Tak jak i dla nas dorosłych Indie okazały się niezwykłym miejscem, pełnym odmiennych od naszej kultury zachowań tak i dzieci nie mogły tej odmienności się nadziwić. Ostre i dziwnie żółte zazwyczaj jedzenie, brak papieru toaletowego w toalecie, konieczność kompania się w ubraniu w basenie, zupełny brak zainteresowania koszem na śmieci to tylko niektóre z rzeczy, które zapisała Julka w prezentacji przygotowywanej dla swojej klasy. Zachwycaliśmy się widokami, kolorami i plantacjami kakao, kardamonu i innych egzotycznych roślin, które dzieci znają już w postaci przetworzonej.
Kubuś był zaskoczony, że jego codzienne poranne kakao to nie proszek tylko coś co rośnie na krzaku i zanim trafi do kubeczka musi dojrzeć, zostać obrane, trzeba wydłubać nasiona, ususzyć, zetrzeć …uff no i potem jakoś trafia do pudełka, które stoi na półce w naszej kuchni.
Te dwa tygodnie były niezwykłą okazją aby zatrzymać się, słuchać się i po prostu być z sobą bo to jest najważniejsze w relacjach z innymi ludźmi, szczególnie tymi najbliższymi.
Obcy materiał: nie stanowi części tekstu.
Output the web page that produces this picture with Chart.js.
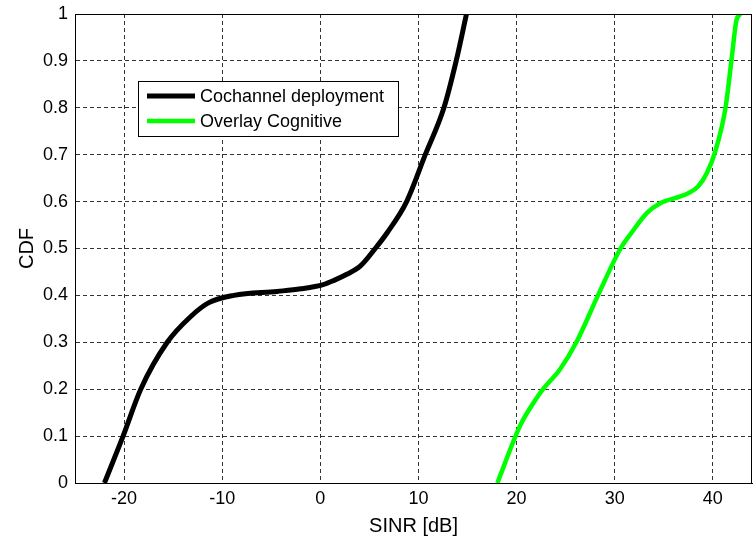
<!DOCTYPE html>
<html>
<head>
<meta charset="utf-8">
<script src="https://cdn.jsdelivr.net/npm/chart.js@4.4.0/dist/chart.umd.min.js"></script>
<style>
  html, body { margin: 0; padding: 0; background: #fff; }
  #wrap { width: 754px; height: 543px; }
</style>
</head>
<body>
<div id="wrap"><canvas id="cdfChart" width="754" height="543"></canvas></div>
<script>
// =================== DATA ===================
const seriesNames = ["Cochannel deployment", "Overlay Cognitive"];

const cochannelX = [-22.0, -20.1, -18.3, -15.6, -13.2, -11.4, -8.8, -4.4, -2.0, 0.3, 1.4, 2.7, 4.1, 5.6, 6.8, 8.8, 10.7, 12.6, 13.85, 14.9];
const cochannelY = [0, 0.1, 0.2, 0.3, 0.355, 0.384, 0.4, 0.4085, 0.414, 0.423, 0.432, 0.445, 0.463, 0.5, 0.533, 0.6, 0.7, 0.8, 0.9, 1.0];

const overlayX = [18.05, 19.9, 20.5, 21.7, 22.7, 24.4, 26.1, 28.3, 30.6, 31.7, 33.3, 34.6, 36.7, 37.5, 38.5, 39.4, 40.3, 41.3, 41.9, 42.4, 42.8];
const overlayY = [0, 0.1, 0.128, 0.17, 0.2, 0.2415, 0.3, 0.4, 0.5, 0.533, 0.576, 0.596, 0.611, 0.618, 0.632, 0.661, 0.71, 0.8, 0.9, 0.985, 1.0];

const xTicks = [-20, -10, 0, 10, 20, 30, 40];
const yTicks = [0, 0.1, 0.2, 0.3, 0.4, 0.5, 0.6, 0.7, 0.8, 0.9, 1];

const xTitle = "SINR [dB]";
const yTitle = "CDF";

// =================== HELPERS ===================
function toPoints(xs, ys) {
  return xs.map((x, i) => ({ x: x, y: ys[i] }));
}

const FONT = "'Liberation Sans', Arial, Helvetica, sans-serif";

// box around the plot + legend inside it
const boxPlugin = {
  id: "boxAndLegend",
  afterDraw(chart) {
    const { ctx, chartArea: a } = chart;
    ctx.save();
    ctx.strokeStyle = "#000";
    ctx.lineWidth = 1;
    ctx.strokeRect(Math.round(a.left) + 0.5, Math.round(a.top) + 0.5,
                   Math.round(a.right - a.left) - 1, Math.round(a.bottom - a.top));

    // legend
    const lx = 138, ly = 81, lw = 260, lh = 55;
    ctx.fillStyle = "#fff";
    ctx.fillRect(lx, ly, lw, lh);
    ctx.strokeRect(lx + 0.5, ly + 0.5, lw, lh);
    ctx.font = "18px " + FONT;
    ctx.textBaseline = "middle";
    chart.data.datasets.forEach((ds, i) => {
      const y = ly + 15 + i * 25;
      ctx.strokeStyle = ds.borderColor;
      ctx.lineWidth = ds.borderWidth;
      ctx.beginPath();
      ctx.moveTo(lx + 9, y);
      ctx.lineTo(lx + 57, y);
      ctx.stroke();
      ctx.fillStyle = "#000";
      ctx.fillText(ds.label, lx + 62, y + 1);
    });
    ctx.restore();
  }
};

// =================== CHART ===================
new Chart(document.getElementById("cdfChart"), {
  type: "line",
  data: {
    datasets: [
      {
        label: seriesNames[0],
        data: toPoints(cochannelX, cochannelY),
        borderColor: "#000000",
        borderWidth: 5,
        pointRadius: 0,
        cubicInterpolationMode: "monotone",
        fill: false
      },
      {
        label: seriesNames[1],
        data: toPoints(overlayX, overlayY),
        borderColor: "#00ff00",
        borderWidth: 4.5,
        pointRadius: 0,
        cubicInterpolationMode: "monotone",
        fill: false
      }
    ]
  },
  options: {
    responsive: false,
    animation: false,
    layout: { padding: { top: 14, right: 2, left: 0, bottom: 0 } },
    plugins: {
      legend: { display: false },
      tooltip: { enabled: false }
    },
    scales: {
      x: {
        type: "linear",
        min: -25,
        max: 44,
        afterBuildTicks: (axis) => { axis.ticks = xTicks.map(v => ({ value: v })); },
        afterFit: (scale) => { scale.height = 60; scale.paddingLeft = 0; scale.paddingRight = 0; },
        grid: { color: "#333", lineWidth: 1, drawTicks: false },
        border: { display: true, color: "#000", width: 1, dash: [4, 3] },
        ticks: {
          color: "#000",
          padding: 5,
          maxRotation: 0,
          font: { family: FONT, size: 18 },
          callback: (v) => String(v)
        },
        title: {
          display: true,
          text: xTitle,
          color: "#000",
          font: { family: FONT, size: 20 },
          padding: { top: 0, bottom: 5 }
        }
      },
      y: {
        type: "linear",
        min: 0,
        max: 1,
        afterBuildTicks: (axis) => { axis.ticks = yTicks.map(v => ({ value: v })); },
        afterFit: (scale) => { scale.width = 75; scale.paddingTop = 0; scale.paddingBottom = 0; },
        grid: { color: "#333", lineWidth: 1, drawTicks: false },
        border: { display: true, color: "#000", width: 1, dash: [4, 3] },
        ticks: {
          color: "#000",
          padding: 7,
          font: { family: FONT, size: 18 },
          callback: (v) => String(Math.round(v * 10) / 10)
        },
        title: {
          display: true,
          text: yTitle,
          color: "#000",
          font: { family: FONT, size: 20 },
          padding: { top: 15, bottom: 0 }
        }
      }
    }
  },
  plugins: [boxPlugin]
});
</script>
</body>
</html>
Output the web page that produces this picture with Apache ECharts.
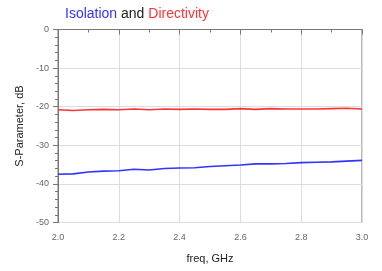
<!DOCTYPE html>
<html><head><meta charset="utf-8">
<script src="https://cdn.jsdelivr.net/npm/echarts@6/dist/echarts.min.js"></script>
<style>html,body{margin:0;padding:0;background:#fff}#c{width:382px;height:271px}</style>
</head><body><div id="c"></div>
<script>
const freq = [2.00,2.05,2.10,2.15,2.20,2.25,2.30,2.35,2.40,2.45,2.50,2.55,2.60,2.65,2.70,2.75,2.80,2.85,2.90,2.95,3.00];
const isolation = [-37.5,-37.4,-36.9,-36.7,-36.6,-36.2,-36.4,-36.0,-35.9,-35.8,-35.5,-35.3,-35.1,-34.8,-34.8,-34.7,-34.5,-34.4,-34.3,-34.1,-33.9];
const directivity = [-20.8,-21.0,-20.8,-20.7,-20.8,-20.6,-20.8,-20.6,-20.7,-20.6,-20.7,-20.7,-20.5,-20.7,-20.5,-20.6,-20.6,-20.6,-20.5,-20.4,-20.6];

const chart = echarts.init(document.getElementById('c'), null, {renderer:'canvas'});
const lbl = {color:'#666', fontSize:9, fontFamily:'Liberation Sans, Arial'};
const ff = 'Liberation Sans, Arial';
chart.setOption({
  animation:false,
  title:{
    text:'{b|Isolation}{k| and }{r|Directivity}',
    left:60, top:2,
    textStyle:{fontWeight:'normal',rich:{
      b:{color:'#3333ff',fontSize:14,fontFamily:ff,fontWeight:'normal'},
      k:{color:'#222',fontSize:14,fontFamily:ff,fontWeight:'normal'},
      r:{color:'#ff3333',fontSize:14,fontFamily:ff,fontWeight:'normal'}
    }}
  },
  grid:{left:58,right:20,top:29.5,bottom:48.5,show:true,borderColor:'#777',borderWidth:1},
  xAxis:{
    type:'value',min:2.0,max:3.0,interval:0.2,
    name:'freq, GHz',nameLocation:'middle',nameGap:31,
    nameTextStyle:{color:'#222',fontSize:11,fontFamily:ff},
    axisLine:{lineStyle:{color:'#777'}},
    axisTick:{show:true,length:5,lineStyle:{color:'#777'}},
    minorTick:{show:true,splitNumber:2,length:3,lineStyle:{color:'#777'}},
    axisLabel:Object.assign({formatter:v=>v.toFixed(1),margin:11},lbl),
    splitLine:{show:true,lineStyle:{color:'#ddd'}}
  },
  yAxis:{
    type:'value',min:-50,max:0,interval:10,
    name:'S-Parameter, dB',nameLocation:'middle',nameGap:29,
    nameTextStyle:{color:'#222',fontSize:11,fontFamily:ff},
    axisLine:{show:true,lineStyle:{color:'#777'}},
    axisTick:{show:true,length:5,lineStyle:{color:'#777'}},
    minorTick:{show:true,splitNumber:5,length:3,lineStyle:{color:'#777'}},
    axisLabel:Object.assign({margin:9},lbl),
    splitLine:{show:true,lineStyle:{color:'#ddd'}}
  },
  series:[
    {type:'line',data:freq.map((f,i)=>[f,isolation[i]]),showSymbol:false,lineStyle:{color:'#3333ff',width:1.6}},
    {type:'line',data:freq.map((f,i)=>[f,directivity[i]]),showSymbol:false,lineStyle:{color:'#ff3333',width:1.6}}
  ]
});
</script></body></html>
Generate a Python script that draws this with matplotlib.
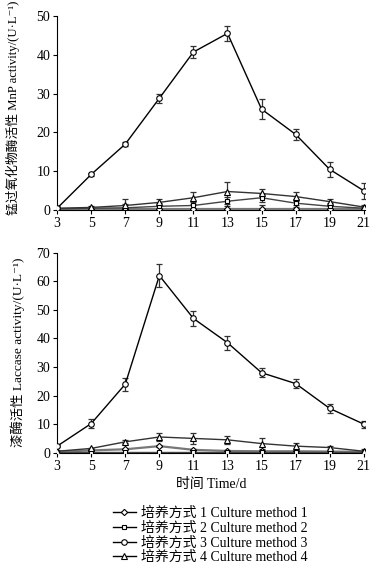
import matplotlib
matplotlib.use("Agg")
import matplotlib.pyplot as plt
import numpy as np
from matplotlib.lines import Line2D

plt.rcParams['font.family'] = ['Liberation Serif', 'Noto Sans CJK SC', 'DejaVu Serif']

days = [3, 5, 7, 9, 11, 13, 15, 17, 19, 21]
x_ticks = [3, 5, 7, 9, 11, 13, 15, 17, 19, 21]

# MnP activity (U/L)
mnp_m1 = [0.2, 0.2, 0.2, 0.2, 0.2, 0.2, 0.2, 0.2, 0.2, 0.2]
mnp_m1_err = [0.5, 0.3, 1.0, 0.8, 1.0, 1.5, 1.0, 1.0, 0.8, 0.5]
mnp_m2 = [0.3, 0.5, 0.6, 1.0, 1.2, 2.3, 3.2, 1.8, 1.0, 0.5]
mnp_m2_err = [0.5, 0.3, 1.0, 0.8, 1.0, 1.2, 1.0, 1.0, 0.8, 0.5]
mnp_m3 = [0.5, 9.2, 17.0, 28.8, 40.7, 45.5, 26.0, 19.5, 10.5, 5.0]
mnp_m3_err = [0.4, 0.3, 0.5, 1.2, 1.5, 2.0, 2.5, 1.5, 2.0, 2.0]
mnp_m4 = [0.5, 0.7, 1.2, 2.0, 3.2, 4.8, 4.3, 3.5, 2.2, 0.8]
mnp_m4_err = [0.5, 0.3, 1.8, 1.0, 1.5, 2.5, 1.2, 1.2, 0.8, 0.5]

# Laccase activity (U/L)
lac_m1 = [0.3, 0.8, 1.2, 2.3, 1.0, 0.6, 0.5, 0.5, 0.4, 0.3]
lac_m1_err = [0.2, 0.2, 0.2, 0.3, 0.3, 0.2, 0.2, 0.2, 0.2, 0.2]
lac_m2 = [0.2, 0.2, 0.2, 0.2, 0.2, 0.2, 0.2, 0.2, 0.2, 0.2]
lac_m2_err = [0.2, 0.2, 0.2, 0.2, 0.2, 0.2, 0.2, 0.2, 0.2, 0.2]
lac_m3 = [2.3, 10.2, 24.0, 62.0, 47.0, 38.5, 28.0, 24.2, 15.5, 10.0]
lac_m3_err = [0.3, 1.5, 2.3, 4.0, 2.5, 2.5, 1.5, 1.5, 1.5, 1.2]
lac_m4 = [0.5, 1.5, 3.8, 5.5, 5.0, 4.5, 3.2, 2.3, 1.8, 0.5]
lac_m4_err = [0.3, 0.3, 0.5, 1.5, 2.0, 1.5, 1.8, 1.2, 0.5, 0.8]

labels = ['培养方式 1 Culture method 1', '培养方式 2 Culture method 2',
          '培养方式 3 Culture method 3', '培养方式 4 Culture method 4']
markers = ['D', 's', 'o', '^']
msizes = [3.2, 3.5, 4, 4.2]
line_colors = ['#777777', '#444444', 'black', '#333333']

fig = plt.figure(figsize=(3.76, 5.68), dpi=100)
ax1 = fig.add_axes([0.152, 0.630, 0.82, 0.342])
ax2 = fig.add_axes([0.152, 0.203, 0.82, 0.352])

def draw(ax, series, errs, ymax, ystep):
    for i, (y, e) in enumerate(zip(series, errs)):
        ax.errorbar(days, y, yerr=e, fmt='none', ecolor='#333333', elinewidth=0.9,
                    capsize=2.5, capthick=0.9, zorder=2)
        ax.plot(days, y, color=line_colors[i], lw=1.0 if i != 0 else 1.6,
                marker=markers[i], ms=msizes[i], mfc='white', mec='black',
                mew=0.8, zorder=3 + (i == 2))
    ax.set_xlim(3, 21.1)
    ax.set_ylim(0, ymax)
    ax.set_xticks(x_ticks)
    ax.set_yticks(np.arange(0, ymax + 1, ystep))
    for s in ['top', 'right']:
        ax.spines[s].set_visible(False)
    for s in ['left', 'bottom']:
        ax.spines[s].set_linewidth(0.8)
    ax.tick_params(axis='both', direction='out', length=3, width=0.8,
                   labelsize=10, pad=2)

draw(ax1, [mnp_m1, mnp_m2, mnp_m3, mnp_m4],
     [mnp_m1_err, mnp_m2_err, mnp_m3_err, mnp_m4_err], 50, 10)
draw(ax2, [lac_m1, lac_m2, lac_m3, lac_m4],
     [lac_m1_err, lac_m2_err, lac_m3_err, lac_m4_err], 70, 10)

fig.text(13 / 376, 1 - 108 / 568, '锰过氧化物酶活性 MnP activity/(U·L⁻¹)',
         rotation=90, ha='center', va='center', fontsize=9.2)
fig.text(18 / 376, 1 - 352 / 568, '漆酶活性 Laccase activity/(U·L⁻¹)',
         rotation=90, ha='center', va='center', fontsize=9.6)
ax2.set_xlabel('时间 Time/d', fontsize=10, labelpad=4)

lh = [Line2D([], [], color='black', lw=1.0, marker=markers[i], ms=msizes[i],
             mfc='white', mec='black', mew=0.8) for i in range(4)]
fig.legend(lh, labels, loc='upper center', bbox_to_anchor=(0.56, 0.118),
           frameon=False, fontsize=10, handlelength=1.6, handletextpad=0.4,
           labelspacing=0.1, borderaxespad=0)

fig.savefig('out.png', dpi=100)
Tak mało mamy tego czasu na co dzień kiedy w pędzie między porannym wyścigiem do przedszkola, szkoły i pracy staramy się uchwycić przelatujący nam czas.
Zachęcam też wszystkich właśnie do takiego podejścia w życiu nie tylko do podróży co do otaczającego nas świata. Ludzi i doświadczeń. Szczególnie tych, które z jakiegoś – dla nas tylko znajomego powodu, wydają się trudne.
„Ciekawość nie istnieje bez przyczyny. Wystarczy więc, jeśli spróbujemy zrozumieć choć trochę tej tajemnicy każdego dnia. Nigdy nie trać świętej ciekawości. Kto nie potrafi pytać nie potrafi żyć.”